There is no single answer. The original working diagnosis may need revision; the exercise type, dose, or progression may not have matched your presentation; the plan may not have reached your real functional demands; or your symptoms may require medical follow-up. A second evaluation should review what you tried and how you responded rather than assuming PT as a whole failed.
Should I try physical therapy again for back pain?
It may be reasonable if a fresh evaluation identifies a clinically defensible way the next plan will differ and defines how progress will be measured. If the recommendation is simply to repeat the same plan without reassessment, ask why a different result is expected.
How long should physical therapy take to help back pain?
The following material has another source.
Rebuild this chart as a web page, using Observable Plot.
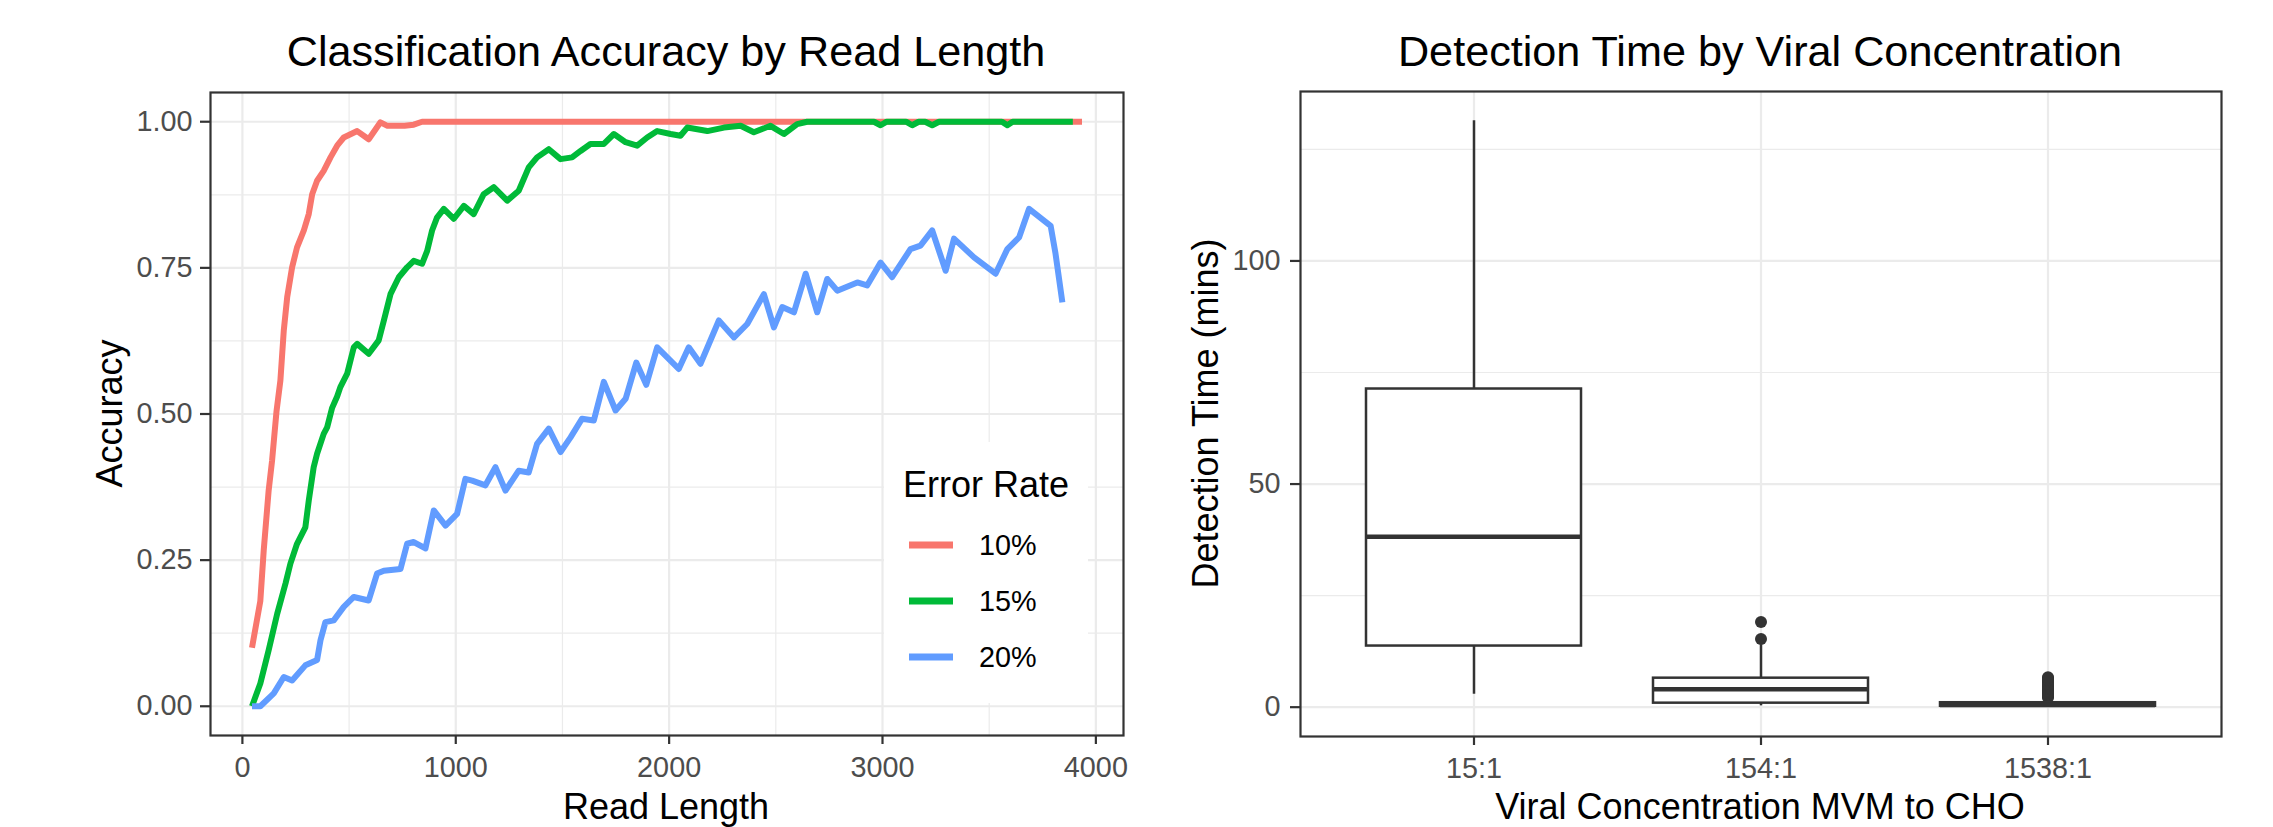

There is no universal number of visits. The expected timeline varies with the back-pain pattern, duration, irritability, health factors, goals, and treatment plan. You should still see planned checkpoints that compare pain, function, and objective findings with your baseline. Worsening neurologic symptoms or medical warning signs should be addressed immediately rather than waiting for a routine checkpoint.
Does failed physical therapy mean I need an MRI?
No. Lack of improvement is one part of the decision, but imaging is most useful when the result is likely to change management. Current ACR criteria support imaging in specific situations, including warning signs and certain patients with persistent or progressive symptoms who are candidates for surgery or another intervention.
What is different about a second back-pain evaluation?
It should incorporate your response to the first course of care. That means reassessing the symptom pattern and neurologic status, auditing the prior exercise dose and progression, retesting meaningful activities, revisiting the working diagnosis, and deciding whether PT, medical follow-up, imaging, or coordinated care is the best next step.
This article provides general education and is not a diagnosis or a substitute for individualized medical advice. If you have emergency warning signs, seek emergency care rather than waiting for a physical therapy appointment.